Ça a été dur. Cette rupture a été dure. J’y ai perdu un amour, des rêves, un avenir, des ami·e·s, un cercle social important. Pourtant, aujourd’hui, je n’ai aucune animosité, aucune rancune. Je ne ressens pas d’émotion particulière en y pensant – si ce n’est la pudeur de l’écrire ici. J’ai renoncé, vraiment, sincèrement. S’il venait aujourd’hui me raconter ce qu’il a vécu, je l’accueillerais, j’en discuterais assez volontiers avec mon appétence habituelle pour l’échange spéculatif, mais ça n’aurait pas d’impact majeur sur ma vie. Je le remercierais et lui souhaiterais une bonne continuation. Voilà.

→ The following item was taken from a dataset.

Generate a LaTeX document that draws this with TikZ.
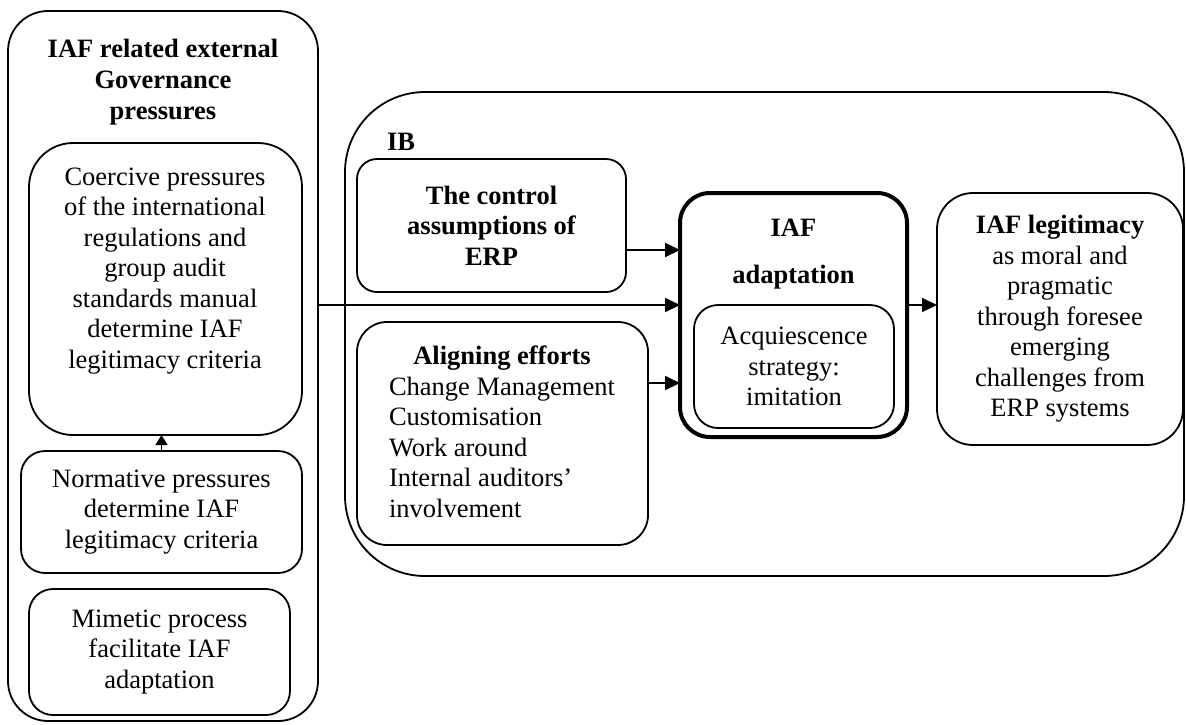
\documentclass[tikz,border=0pt]{standalone}
\usepackage{fontspec}
\setmainfont{Liberation Serif}
\usetikzlibrary{arrows.meta}
\begin{document}
\begin{tikzpicture}[x=1pt,y=-1pt,
  every node/.style={font=\fontsize{26.5}{30.5}\selectfont, inner sep=0pt, outer sep=0pt},
  box/.style={draw, line width=1.8pt, rectangle},
  txt/.style={align=center},
  arr/.style={line width=2pt, -{Triangle[length=15pt,width=14pt]}},
  sarr/.style={line width=1.6pt, -{Triangle[length=10pt,width=12pt]}}]
\useasboundingbox (0,0) rectangle (1186,724);

% left column
\node[box, rounded corners=40pt, minimum width=310pt, minimum height=710pt] (outer) at (163,366) {};
\node[txt, font=\fontsize{26.5}{31}\selectfont\bfseries] (outtitle) at (163,82) {IAF related external\\Governance\\pressures};
\node[box, rounded corners=44pt, minimum width=273pt, minimum height=292pt] (coer) at (165.5,289) {};
\node[txt] (coertext) at (165,271) {Coercive pressures\\of the international\\regulations and\\group audit\\standards manual\\determine IAF\\legitimacy criteria};
\node[box, rounded corners=24pt, minimum width=281pt, minimum height=122pt, txt] (norm) at (161.5,512) {Normative pressures\\determine IAF\\legitimacy criteria};
\node[box, rounded corners=24pt, minimum width=261pt, minimum height=126pt, txt] (mim) at (159.5,652) {Mimetic process\\facilitate IAF\\adaptation};
\draw[sarr] (norm.north) -- (norm.north |- coer.south);

% IB group
\node[box, rounded corners=80pt, minimum width=839pt, minimum height=484pt] (ib) at (764.5,334) {};
\node[font=\fontsize{26.5}{30.5}\selectfont\bfseries] (iblabel) at (401,142) {IB};
\node[box, rounded corners=20pt, minimum width=269pt, minimum height=133pt, txt, font=\fontsize{26.5}{30.5}\selectfont\bfseries] (ctrl) at (491.5,225.5) {The control\\assumptions of\\ERP};
\node[box, rounded corners=30pt, minimum width=291pt, minimum height=223pt] (alig) at (502.5,433.5) {};
\node (aligtext) at (502,435) {\begin{tabular}{@{}l@{}}\multicolumn{1}{@{}c@{}}{\bfseries Aligning efforts}\\Change Management\\Customisation\\Work around\\Internal auditors'\\involvement\end{tabular}};

% adaptation
\node[draw, line width=4pt, rounded corners=30pt, minimum width=227pt, minimum height=244pt] (adapt) at (793.5,315) {};
\node[txt, font=\fontsize{26.5}{30.5}\selectfont\bfseries] (adapttitle) at (793.5,254) {IAF\\[16pt]adaptation};
\node[box, rounded corners=24pt, minimum width=200pt, minimum height=123pt, txt] (acq) at (794,366.5) {Acquiescence\\strategy:\\imitation};

% legitimacy
\node[box, rounded corners=36pt, minimum width=246pt, minimum height=252pt, txt] (legit) at (1060,319) {\textbf{IAF legitimacy}\\as moral and\\pragmatic\\through foresee\\emerging\\challenges from\\ERP systems};

% connectors
\coordinate (ymain) at (0,305);
\coordinate (yctrl) at (0,250);
\coordinate (yalig) at (0,383);
\draw[arr] (outer.east |- ymain) -- (adapt.west |- ymain);
\draw[arr] (ctrl.east |- yctrl) -- (adapt.west |- yctrl);
\draw[arr] (alig.east |- yalig) -- (adapt.west |- yalig);
\draw[arr] (adapt.east |- ymain) -- (legit.west |- ymain);
\end{tikzpicture}
\end{document}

Ce qui m’a permis de passer de la détresse profonde dans laquelle cette rupture m’avait mise à l’indifférence, c’est la déception. « J’en attendais mieux de toi ». Quelques mots qui suffisent à tourner mon énergie et mon regard ailleurs, là où je peux construire, avancer, rencontrer, coopérer.
D’un point de vue militant ou associatif, le renoncement intervient à peu près de la même façon : j’injecte de l’énergie dans la lutte et dans le collectif, et si je constate qu’elle se dissipe dans les rouages de systèmes bancals ou de relations interpersonnelles insatisfaisantes, je renonce. J’en attendais mieux, mais puisqu’il n’y a rien de concret à attendre, eh bien, je reprends mon chemin.
Sans la nommer « renoncement », c’est de cette façon, je crois, que les gens font le choix de telle ou telle stratégie, d’une organisation plutôt qu’une autre. L’alternative, c’est l’obstination, délétère pour soi et souvent pour le groupe. Les personnes qui ne quittent un groupe que lorsque celui-ci s’est effondré sur le poids des conflits internes, qui ne partent qu’à grands cris en se drapant dans un bon droit que seule la répression de la dissonance garde intact, ont oublié de renoncer. Oublié qu’une autre voie était possible. Oublié d’être déçues et d’être libre.
Ce n’est pas ce que je souhaite pour la lutte, pour le monde. Je nous souhaite, sincèrement, d’être déçu·e·s. Seulement alors pourrons-nous entreprendre la sincérité de la réparation.